§ **TASK GOAL**:
Every line from the start of the entries up to and including the one bearing "from matplotlib.lines import Line2D" must be printed verbatim, without the pictures.
-.-.-
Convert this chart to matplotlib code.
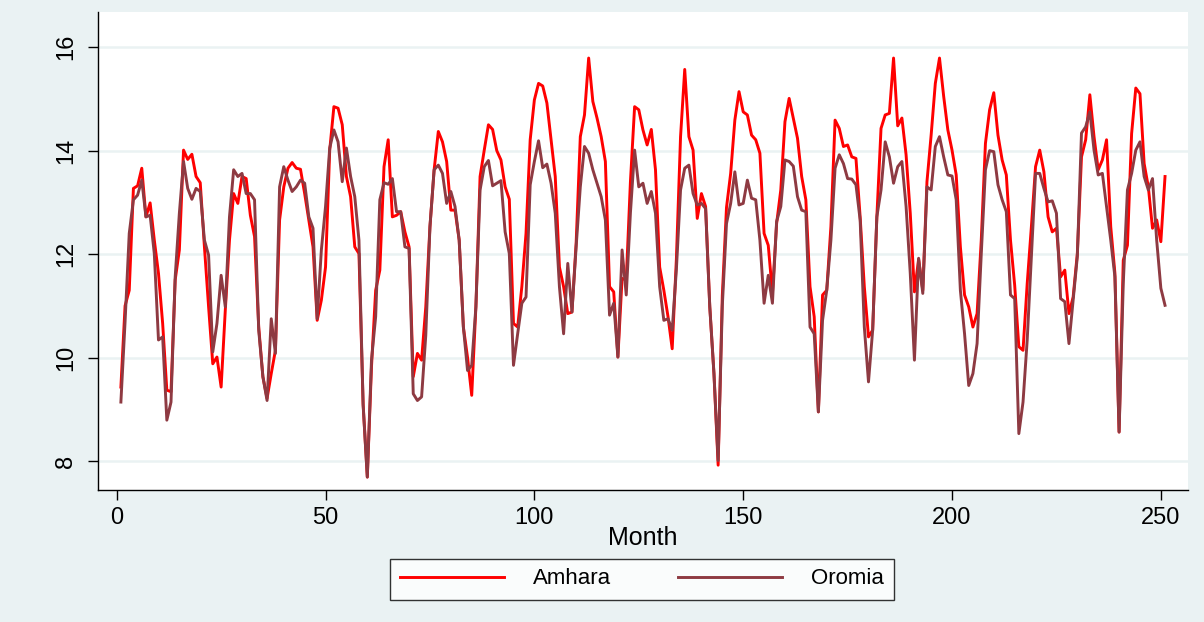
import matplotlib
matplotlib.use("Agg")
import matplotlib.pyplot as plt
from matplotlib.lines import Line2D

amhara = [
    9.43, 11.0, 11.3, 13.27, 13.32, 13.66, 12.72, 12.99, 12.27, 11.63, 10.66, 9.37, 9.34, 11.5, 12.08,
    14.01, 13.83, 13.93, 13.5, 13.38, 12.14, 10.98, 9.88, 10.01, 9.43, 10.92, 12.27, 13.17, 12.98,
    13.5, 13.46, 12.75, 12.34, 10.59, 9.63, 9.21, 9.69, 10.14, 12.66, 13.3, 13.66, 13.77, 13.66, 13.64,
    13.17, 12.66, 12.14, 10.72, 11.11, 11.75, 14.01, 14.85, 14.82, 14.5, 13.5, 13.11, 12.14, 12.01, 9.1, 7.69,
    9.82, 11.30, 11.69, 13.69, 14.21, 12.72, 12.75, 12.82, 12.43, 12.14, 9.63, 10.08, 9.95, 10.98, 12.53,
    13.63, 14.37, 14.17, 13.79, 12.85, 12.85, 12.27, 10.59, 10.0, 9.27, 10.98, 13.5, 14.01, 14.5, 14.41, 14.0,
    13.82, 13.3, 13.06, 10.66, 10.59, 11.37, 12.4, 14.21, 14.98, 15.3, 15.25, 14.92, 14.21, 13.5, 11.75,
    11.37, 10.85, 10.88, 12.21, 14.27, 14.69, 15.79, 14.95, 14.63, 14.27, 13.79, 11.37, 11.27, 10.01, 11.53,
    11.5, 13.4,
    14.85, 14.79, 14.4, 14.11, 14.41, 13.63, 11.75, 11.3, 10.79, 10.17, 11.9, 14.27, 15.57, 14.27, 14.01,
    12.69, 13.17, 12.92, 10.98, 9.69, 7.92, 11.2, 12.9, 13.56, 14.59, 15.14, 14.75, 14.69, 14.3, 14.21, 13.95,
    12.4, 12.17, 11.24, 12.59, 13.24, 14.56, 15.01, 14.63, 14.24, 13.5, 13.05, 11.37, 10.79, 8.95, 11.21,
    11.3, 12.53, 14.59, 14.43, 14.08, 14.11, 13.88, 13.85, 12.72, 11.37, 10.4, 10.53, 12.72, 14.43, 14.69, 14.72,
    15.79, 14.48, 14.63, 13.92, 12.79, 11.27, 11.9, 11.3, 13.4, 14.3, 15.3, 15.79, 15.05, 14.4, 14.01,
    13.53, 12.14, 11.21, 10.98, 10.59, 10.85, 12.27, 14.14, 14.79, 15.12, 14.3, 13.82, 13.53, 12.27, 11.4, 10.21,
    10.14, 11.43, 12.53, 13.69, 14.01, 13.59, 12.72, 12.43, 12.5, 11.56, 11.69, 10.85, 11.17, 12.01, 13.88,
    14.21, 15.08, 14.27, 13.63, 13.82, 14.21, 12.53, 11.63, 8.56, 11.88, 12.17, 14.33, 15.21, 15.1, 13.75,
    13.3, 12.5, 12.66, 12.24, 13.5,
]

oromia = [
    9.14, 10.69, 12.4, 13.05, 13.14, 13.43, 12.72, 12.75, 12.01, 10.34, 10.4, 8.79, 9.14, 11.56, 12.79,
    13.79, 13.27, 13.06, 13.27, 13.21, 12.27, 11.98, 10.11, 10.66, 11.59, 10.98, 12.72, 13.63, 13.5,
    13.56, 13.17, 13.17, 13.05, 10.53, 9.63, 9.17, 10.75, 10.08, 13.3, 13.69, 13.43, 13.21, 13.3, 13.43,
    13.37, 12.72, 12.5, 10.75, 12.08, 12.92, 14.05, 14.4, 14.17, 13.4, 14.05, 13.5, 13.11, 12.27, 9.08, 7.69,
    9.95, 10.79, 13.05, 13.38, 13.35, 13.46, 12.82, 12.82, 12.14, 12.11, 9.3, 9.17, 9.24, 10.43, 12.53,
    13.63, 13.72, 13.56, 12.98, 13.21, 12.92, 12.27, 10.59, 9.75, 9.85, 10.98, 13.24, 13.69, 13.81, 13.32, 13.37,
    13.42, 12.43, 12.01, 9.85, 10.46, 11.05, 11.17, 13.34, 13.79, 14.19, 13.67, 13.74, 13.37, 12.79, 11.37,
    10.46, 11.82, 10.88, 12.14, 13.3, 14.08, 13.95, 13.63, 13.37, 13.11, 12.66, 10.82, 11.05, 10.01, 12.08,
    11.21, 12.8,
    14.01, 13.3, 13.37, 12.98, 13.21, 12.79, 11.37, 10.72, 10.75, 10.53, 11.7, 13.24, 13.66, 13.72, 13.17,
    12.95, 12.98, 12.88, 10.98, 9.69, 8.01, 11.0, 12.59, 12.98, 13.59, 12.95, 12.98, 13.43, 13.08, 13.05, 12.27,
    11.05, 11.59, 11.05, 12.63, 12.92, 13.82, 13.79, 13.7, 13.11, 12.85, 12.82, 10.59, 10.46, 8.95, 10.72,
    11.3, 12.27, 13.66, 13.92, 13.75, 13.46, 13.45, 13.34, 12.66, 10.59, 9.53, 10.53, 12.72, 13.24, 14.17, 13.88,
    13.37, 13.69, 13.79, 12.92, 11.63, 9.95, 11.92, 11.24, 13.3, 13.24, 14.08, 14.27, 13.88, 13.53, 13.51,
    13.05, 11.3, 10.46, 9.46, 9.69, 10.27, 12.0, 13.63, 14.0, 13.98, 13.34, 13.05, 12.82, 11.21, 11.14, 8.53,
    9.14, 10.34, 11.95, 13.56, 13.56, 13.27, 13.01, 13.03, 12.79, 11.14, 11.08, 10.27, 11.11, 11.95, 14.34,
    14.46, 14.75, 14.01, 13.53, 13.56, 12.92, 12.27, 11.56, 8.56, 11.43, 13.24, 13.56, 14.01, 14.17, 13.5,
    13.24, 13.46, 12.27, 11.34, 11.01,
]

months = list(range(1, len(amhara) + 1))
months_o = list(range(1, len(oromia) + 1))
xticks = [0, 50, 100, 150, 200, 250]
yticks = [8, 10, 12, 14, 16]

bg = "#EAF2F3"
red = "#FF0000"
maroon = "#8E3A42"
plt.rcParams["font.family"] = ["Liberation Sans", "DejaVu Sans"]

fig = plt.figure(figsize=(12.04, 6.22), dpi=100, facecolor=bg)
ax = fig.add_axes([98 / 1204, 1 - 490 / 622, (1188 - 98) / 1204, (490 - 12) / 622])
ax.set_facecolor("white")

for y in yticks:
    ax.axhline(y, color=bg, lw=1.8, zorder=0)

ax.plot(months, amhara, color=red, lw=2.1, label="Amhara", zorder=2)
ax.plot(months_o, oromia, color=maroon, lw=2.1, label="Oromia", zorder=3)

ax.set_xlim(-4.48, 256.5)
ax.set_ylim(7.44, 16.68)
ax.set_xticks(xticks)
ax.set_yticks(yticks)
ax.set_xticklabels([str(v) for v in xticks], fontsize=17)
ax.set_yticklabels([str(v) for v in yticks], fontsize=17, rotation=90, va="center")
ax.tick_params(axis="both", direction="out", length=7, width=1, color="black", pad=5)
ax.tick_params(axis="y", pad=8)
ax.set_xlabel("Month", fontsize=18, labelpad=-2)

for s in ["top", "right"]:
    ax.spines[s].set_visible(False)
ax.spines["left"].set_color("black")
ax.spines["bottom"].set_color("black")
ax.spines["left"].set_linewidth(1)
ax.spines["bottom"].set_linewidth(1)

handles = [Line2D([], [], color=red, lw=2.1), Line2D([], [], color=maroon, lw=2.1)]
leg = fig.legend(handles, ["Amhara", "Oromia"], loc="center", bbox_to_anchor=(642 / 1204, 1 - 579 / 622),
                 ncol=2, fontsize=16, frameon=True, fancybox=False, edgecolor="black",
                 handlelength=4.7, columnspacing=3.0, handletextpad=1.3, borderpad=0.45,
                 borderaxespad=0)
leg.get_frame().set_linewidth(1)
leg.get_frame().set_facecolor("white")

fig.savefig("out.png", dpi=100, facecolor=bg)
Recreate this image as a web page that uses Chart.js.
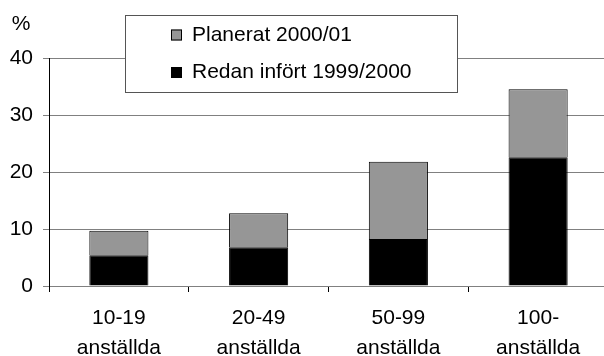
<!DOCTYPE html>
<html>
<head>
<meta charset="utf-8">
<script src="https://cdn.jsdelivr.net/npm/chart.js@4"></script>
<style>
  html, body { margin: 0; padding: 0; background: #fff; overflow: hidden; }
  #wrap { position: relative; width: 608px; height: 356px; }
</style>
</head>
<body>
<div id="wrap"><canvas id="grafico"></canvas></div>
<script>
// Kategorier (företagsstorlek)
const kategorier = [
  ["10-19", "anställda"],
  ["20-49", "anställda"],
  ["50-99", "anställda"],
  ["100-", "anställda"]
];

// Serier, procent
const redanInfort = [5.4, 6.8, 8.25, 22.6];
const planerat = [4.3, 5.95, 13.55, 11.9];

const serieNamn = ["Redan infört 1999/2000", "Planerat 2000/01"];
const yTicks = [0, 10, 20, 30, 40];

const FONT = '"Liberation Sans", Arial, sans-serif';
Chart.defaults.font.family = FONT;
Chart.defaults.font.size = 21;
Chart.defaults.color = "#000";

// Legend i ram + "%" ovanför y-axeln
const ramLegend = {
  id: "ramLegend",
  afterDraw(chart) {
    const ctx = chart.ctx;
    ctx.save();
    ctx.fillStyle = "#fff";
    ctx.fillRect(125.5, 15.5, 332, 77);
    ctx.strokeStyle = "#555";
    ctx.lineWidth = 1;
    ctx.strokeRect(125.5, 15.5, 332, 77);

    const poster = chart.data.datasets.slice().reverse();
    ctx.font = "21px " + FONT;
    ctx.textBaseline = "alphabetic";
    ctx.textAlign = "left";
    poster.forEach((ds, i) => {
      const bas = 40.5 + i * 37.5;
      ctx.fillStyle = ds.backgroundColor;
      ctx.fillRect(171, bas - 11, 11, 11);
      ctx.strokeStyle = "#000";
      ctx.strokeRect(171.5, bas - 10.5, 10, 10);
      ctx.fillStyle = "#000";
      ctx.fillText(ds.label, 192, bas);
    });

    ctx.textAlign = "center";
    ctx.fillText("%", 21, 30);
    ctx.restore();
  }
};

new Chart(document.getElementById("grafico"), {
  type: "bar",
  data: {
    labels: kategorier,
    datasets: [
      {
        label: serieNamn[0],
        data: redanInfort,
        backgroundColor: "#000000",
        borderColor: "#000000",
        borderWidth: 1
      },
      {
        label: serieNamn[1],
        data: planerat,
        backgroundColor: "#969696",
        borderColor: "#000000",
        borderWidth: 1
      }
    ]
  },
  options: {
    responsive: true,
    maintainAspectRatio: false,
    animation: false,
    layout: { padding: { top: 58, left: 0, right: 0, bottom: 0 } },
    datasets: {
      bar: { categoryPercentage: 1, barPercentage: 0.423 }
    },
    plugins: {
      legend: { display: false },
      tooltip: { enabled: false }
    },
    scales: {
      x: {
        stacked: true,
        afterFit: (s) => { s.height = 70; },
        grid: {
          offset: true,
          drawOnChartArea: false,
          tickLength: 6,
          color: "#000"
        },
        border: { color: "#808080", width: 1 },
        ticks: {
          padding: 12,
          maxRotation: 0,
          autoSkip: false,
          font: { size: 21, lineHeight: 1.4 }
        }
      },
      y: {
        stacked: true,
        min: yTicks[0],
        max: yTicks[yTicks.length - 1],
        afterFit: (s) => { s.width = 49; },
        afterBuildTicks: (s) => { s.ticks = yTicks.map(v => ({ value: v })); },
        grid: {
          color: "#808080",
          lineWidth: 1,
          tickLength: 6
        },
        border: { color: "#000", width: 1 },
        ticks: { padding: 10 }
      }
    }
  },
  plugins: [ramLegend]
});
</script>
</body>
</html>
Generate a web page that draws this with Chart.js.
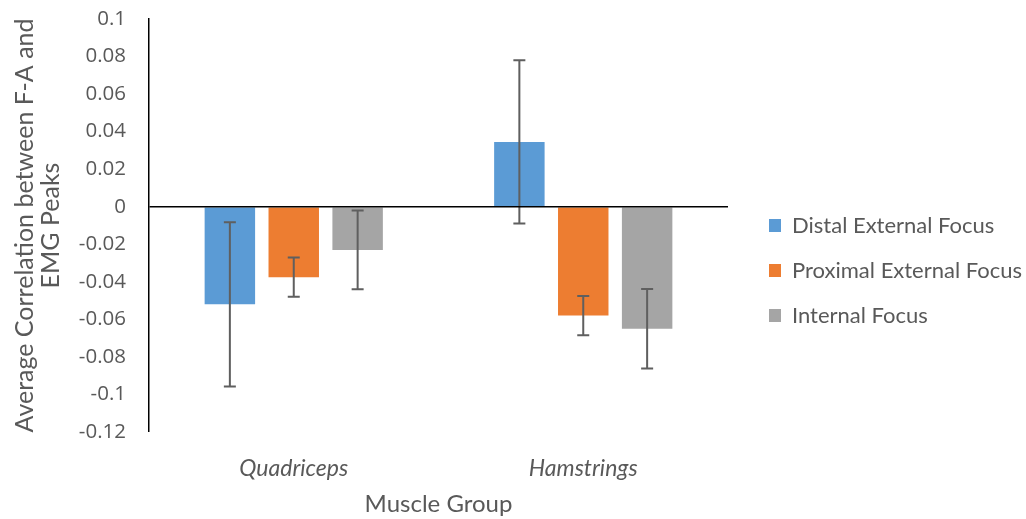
-.-.-
§ **EXPECTED ANSWER**:
Convert this chart to matplotlib code.
import matplotlib
matplotlib.use("Agg")
import matplotlib.pyplot as plt
from matplotlib.lines import Line2D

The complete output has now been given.